Antarctica's colossal iceberg is still alive 1 year after its birth - but the Maryland-size ice block is floating toward its doom

Joshua Stevens/NASA Earth Observatory; USGS

A photo of Antarctica's A-68 iceberg in September 2017.

• A Maryland-size iceberg broke off Antarctica in July 2017.
• One year after calving, iceberg A68a has floated about 40 miles away from its birthplace.
• A68a is wandering north, where it should eventually break up and melt.
• Although the process may take a few years, some large icebergs survive for decades.

One of the largest icebergs ever documented is still mostly intact one year after it broke off Antarctica, despite losing a big chunk and having its northern flank smashed to bits.

The huge ice block, called A68 or A68a, calved from the Larsen C ice shelf in July 2017. It's hard to say exactly when A68 was born due to limited satellite coverage and thick cloud cover, but it happened sometime last year between July 10 and 12.

Scientists at the time estimated iceberg A68 to be about the size of Maryland. It measured 1,000 feet thick and weighed 1.1 million tons - roughly the weight of 20 million Titanic ships.

Iceberg A68 appears mostly intact today; satellites are watching as it floats in the Weddell Sea about 40 miles off the ice shelf on the Antarctic Peninsula.

However, an animation shared by the Antarctic research program Project Midas shows that the 'berg has taken a beating.

"The iceberg has been pushed around by ocean currents, tides, and winds, and its northern end has repeatedly been grounded in shallower water," the authors of a Project Midas blog post wrote on Monday. "These groundings led eventually to further pieces of the iceberg being shattered off in May 2018. Whilst not quite large enough to be given labels themselves, the total area of icebergs lost from A-68 in May was the size of a small city."

The time-lapse animation below shows part of the Antarctic Peninsula from March 12, 2017 through July 5, 2018. You can see a huge crack in the Larsen C ice shelf creep north until the iceberg completely breaks off, then follow the path it has taken since.

"Over the last year A-68 has not drifted far because of dense sea-ice cover in the Weddell Sea," Project Midas said.

What will eventually happen to iceberg A68

Antarctic icebergs calve naturally as snow piles up, forming ultra-dense ice that gravity then drags toward the ocean.

From there, a predictable yet erratic story plays out.

NASA Scatterometer Climate Record Pathfinder; ESA

Red lines illustrate the paths of previous Antarctic icebergs.

Most icebergs that calve from the Antarctic Peninsula get caught up in wind and water currents that drag them clockwise around the Southern Ocean as they move north.

Scientists can't be sure where iceberg A68 will ultimately float, though some think it could drift more than 1,000 miles north to the Falkland Islands.
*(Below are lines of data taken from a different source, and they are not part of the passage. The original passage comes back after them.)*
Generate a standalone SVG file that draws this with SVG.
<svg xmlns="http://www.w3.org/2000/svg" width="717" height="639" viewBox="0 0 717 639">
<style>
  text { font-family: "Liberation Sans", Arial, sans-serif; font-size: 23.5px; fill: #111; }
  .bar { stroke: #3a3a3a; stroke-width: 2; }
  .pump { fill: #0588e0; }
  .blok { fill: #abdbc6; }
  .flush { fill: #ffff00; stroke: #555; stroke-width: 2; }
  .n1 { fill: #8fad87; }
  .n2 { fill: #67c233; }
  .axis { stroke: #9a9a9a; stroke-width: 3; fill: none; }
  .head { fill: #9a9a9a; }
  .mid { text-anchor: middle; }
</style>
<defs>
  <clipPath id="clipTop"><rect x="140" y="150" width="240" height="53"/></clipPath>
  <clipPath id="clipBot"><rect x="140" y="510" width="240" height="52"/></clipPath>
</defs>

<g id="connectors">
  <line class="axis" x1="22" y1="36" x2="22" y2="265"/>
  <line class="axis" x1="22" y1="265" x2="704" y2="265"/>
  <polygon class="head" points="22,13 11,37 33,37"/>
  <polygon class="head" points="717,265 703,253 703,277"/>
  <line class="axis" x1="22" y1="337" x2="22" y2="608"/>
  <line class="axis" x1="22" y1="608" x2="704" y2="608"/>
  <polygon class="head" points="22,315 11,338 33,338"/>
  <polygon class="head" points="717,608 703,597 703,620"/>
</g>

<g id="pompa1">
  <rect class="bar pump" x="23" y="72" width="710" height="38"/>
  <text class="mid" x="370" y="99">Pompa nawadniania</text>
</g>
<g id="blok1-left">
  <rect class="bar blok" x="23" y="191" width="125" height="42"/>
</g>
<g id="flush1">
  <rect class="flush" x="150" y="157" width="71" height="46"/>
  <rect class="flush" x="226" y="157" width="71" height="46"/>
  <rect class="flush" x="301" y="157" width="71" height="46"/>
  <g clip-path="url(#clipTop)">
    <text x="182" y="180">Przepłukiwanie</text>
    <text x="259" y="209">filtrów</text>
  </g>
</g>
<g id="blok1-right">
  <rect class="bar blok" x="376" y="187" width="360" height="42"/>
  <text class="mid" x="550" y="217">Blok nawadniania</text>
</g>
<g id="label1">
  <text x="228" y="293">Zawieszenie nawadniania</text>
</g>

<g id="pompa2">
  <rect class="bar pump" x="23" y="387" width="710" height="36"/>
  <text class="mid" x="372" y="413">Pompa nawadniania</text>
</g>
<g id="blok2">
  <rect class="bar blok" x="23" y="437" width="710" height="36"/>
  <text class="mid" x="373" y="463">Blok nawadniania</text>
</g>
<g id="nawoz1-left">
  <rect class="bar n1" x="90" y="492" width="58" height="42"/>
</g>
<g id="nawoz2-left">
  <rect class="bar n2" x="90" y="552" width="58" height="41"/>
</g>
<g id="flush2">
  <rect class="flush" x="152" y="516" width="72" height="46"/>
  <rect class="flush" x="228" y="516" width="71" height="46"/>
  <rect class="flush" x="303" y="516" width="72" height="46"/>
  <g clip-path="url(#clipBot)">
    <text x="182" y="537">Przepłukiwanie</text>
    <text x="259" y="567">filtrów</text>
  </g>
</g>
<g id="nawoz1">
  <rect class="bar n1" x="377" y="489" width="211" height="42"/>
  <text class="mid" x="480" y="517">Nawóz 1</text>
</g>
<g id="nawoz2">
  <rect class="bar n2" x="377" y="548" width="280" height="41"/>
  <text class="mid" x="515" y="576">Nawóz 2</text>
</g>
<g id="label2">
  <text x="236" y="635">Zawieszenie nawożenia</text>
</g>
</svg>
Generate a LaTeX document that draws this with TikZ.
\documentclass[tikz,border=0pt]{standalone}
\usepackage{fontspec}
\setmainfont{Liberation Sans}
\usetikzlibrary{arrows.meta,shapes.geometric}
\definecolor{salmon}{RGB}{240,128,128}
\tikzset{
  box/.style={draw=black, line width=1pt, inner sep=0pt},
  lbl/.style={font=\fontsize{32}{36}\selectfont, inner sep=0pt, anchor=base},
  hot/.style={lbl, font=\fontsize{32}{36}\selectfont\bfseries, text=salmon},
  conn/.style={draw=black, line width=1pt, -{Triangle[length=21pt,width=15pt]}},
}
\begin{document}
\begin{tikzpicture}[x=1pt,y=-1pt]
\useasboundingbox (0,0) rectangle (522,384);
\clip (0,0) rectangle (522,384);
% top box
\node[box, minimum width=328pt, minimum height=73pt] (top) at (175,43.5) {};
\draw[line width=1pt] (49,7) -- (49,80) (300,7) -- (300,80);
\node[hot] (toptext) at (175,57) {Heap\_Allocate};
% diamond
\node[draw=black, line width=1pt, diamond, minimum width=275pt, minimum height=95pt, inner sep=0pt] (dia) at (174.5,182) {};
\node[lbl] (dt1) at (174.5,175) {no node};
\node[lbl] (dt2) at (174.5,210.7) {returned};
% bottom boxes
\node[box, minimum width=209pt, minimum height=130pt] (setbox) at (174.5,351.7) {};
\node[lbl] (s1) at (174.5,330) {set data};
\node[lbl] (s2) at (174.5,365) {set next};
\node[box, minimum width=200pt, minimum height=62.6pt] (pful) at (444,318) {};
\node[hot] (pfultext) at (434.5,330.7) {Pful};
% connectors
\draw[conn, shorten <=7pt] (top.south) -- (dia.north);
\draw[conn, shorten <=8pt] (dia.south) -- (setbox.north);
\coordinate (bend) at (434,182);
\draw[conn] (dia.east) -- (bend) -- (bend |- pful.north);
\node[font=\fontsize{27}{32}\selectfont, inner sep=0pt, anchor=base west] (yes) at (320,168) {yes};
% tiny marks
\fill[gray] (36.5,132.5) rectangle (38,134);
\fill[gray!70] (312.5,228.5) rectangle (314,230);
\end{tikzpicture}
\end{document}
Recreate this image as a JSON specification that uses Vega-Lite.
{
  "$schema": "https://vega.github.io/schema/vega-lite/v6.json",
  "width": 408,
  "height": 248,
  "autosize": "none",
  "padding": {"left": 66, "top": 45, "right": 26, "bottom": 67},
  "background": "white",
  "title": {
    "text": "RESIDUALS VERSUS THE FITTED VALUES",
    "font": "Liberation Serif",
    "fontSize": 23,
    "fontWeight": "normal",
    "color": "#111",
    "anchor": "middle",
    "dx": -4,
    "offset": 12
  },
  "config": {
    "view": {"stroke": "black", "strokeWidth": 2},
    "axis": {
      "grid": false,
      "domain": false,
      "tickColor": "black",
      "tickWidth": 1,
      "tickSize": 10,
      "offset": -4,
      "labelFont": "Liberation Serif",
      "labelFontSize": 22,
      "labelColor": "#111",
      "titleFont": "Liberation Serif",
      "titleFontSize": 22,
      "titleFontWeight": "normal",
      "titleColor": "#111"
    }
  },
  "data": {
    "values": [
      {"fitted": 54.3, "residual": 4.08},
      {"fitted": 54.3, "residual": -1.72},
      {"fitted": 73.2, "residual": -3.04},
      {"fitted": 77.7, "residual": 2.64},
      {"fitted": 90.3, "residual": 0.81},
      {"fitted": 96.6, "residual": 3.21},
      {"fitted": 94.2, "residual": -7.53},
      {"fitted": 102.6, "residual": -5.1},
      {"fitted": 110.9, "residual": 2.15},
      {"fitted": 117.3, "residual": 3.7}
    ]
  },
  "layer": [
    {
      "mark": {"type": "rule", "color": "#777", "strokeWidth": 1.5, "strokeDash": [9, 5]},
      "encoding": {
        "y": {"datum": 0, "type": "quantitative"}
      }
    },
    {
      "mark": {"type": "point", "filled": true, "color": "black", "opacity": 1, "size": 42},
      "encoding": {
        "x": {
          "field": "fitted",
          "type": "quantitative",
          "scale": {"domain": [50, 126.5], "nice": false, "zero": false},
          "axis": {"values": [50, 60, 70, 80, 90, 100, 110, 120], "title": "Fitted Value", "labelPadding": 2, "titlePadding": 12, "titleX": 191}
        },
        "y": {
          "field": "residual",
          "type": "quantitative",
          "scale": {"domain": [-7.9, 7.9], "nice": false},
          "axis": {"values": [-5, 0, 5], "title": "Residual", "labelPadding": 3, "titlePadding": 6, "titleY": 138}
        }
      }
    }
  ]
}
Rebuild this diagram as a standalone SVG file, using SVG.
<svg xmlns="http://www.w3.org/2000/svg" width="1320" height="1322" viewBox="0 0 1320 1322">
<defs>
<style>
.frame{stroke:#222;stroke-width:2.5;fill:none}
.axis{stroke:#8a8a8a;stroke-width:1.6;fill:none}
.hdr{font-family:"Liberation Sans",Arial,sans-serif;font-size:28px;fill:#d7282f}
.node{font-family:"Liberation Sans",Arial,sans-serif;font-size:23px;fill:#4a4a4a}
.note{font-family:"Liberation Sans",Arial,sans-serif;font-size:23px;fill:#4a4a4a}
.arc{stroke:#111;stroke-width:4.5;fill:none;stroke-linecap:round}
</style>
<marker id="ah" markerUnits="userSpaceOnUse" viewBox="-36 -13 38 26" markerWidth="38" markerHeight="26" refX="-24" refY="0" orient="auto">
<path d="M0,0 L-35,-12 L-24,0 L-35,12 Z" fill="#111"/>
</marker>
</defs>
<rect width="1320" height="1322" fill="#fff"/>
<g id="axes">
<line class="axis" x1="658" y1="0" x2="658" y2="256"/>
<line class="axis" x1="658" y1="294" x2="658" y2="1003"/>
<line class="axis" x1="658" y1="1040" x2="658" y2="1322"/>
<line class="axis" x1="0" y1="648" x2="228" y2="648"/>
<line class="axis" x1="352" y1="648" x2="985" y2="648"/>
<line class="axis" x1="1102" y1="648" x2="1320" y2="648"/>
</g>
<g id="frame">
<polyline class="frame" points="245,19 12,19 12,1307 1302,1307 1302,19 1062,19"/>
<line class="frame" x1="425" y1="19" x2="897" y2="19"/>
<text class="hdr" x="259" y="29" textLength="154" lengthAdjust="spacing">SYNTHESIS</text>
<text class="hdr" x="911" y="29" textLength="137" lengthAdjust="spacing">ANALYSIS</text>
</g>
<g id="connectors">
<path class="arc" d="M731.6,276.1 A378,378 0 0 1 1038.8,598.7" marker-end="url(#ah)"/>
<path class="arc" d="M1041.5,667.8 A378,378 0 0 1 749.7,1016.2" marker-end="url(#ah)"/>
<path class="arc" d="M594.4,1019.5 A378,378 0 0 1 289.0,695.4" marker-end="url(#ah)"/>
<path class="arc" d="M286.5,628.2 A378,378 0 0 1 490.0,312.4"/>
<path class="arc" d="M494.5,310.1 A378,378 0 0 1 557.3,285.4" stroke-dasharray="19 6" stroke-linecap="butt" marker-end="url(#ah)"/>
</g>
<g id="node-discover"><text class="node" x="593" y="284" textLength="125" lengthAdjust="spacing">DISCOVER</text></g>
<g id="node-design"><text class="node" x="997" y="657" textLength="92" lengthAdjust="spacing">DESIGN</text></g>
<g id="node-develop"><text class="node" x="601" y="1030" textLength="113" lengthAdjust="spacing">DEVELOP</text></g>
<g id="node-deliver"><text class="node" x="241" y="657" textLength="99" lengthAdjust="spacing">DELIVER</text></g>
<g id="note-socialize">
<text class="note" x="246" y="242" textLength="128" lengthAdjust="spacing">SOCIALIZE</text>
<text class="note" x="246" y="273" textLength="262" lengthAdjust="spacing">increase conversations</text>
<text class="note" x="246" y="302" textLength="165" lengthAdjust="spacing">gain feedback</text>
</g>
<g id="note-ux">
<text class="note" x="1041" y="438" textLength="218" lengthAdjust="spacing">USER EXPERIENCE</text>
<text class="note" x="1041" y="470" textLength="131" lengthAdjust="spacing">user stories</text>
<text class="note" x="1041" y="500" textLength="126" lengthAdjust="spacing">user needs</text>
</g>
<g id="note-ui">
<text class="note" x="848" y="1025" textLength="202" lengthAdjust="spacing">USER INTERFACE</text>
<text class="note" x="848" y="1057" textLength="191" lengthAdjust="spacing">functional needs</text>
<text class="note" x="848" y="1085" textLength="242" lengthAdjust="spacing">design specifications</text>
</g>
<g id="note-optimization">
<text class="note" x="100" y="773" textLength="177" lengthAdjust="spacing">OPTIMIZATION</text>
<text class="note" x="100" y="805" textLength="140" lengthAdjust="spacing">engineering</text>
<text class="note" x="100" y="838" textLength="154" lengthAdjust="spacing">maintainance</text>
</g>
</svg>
The largest 'bergs can even reach South Georgia and the South Sandwich Islands before vanishing.

Martin O'Leary, a researcher at Swansea University and Project Midas, said on Reddit last year that A68 could take a couple of years to drift that far.

It could be many years before it completely melts.

In the case of B15, the second-biggest iceberg in recorded history, the process has taken nearly two decades. B15 snapped off Antarctica's Ross ice shelf in 2000. It had a surface area of 4,200 square miles - about the area of Jamaica and twice that of A68. Today it's drifting in warm waters near South Georgia.

Shutterstock

St. Andrews Bay on South Georgia Island.

Warmer air causes surface melt that "works its way through the iceberg like a set of knives," Kelly Brunt, a glaciologist at NASA's Goddard Space Flight Center, said in a NASA Earth Observatory post in October 2017. "This is often the end of the life cycle of a lot of Antarctic icebergs."

Scientists continue to study and debate what caused A68 to break off, including the role of climate change driven by human activity.

"To me, it's an unequivocal signature of the impact of climate change on Larsen C," Eric Rignot, a glaciologist at NASA JPL, told CNN in July 2017. "This is not a natural cycle. This is the response of the system to a warmer climate from the top and from the bottom. Nothing else can cause this."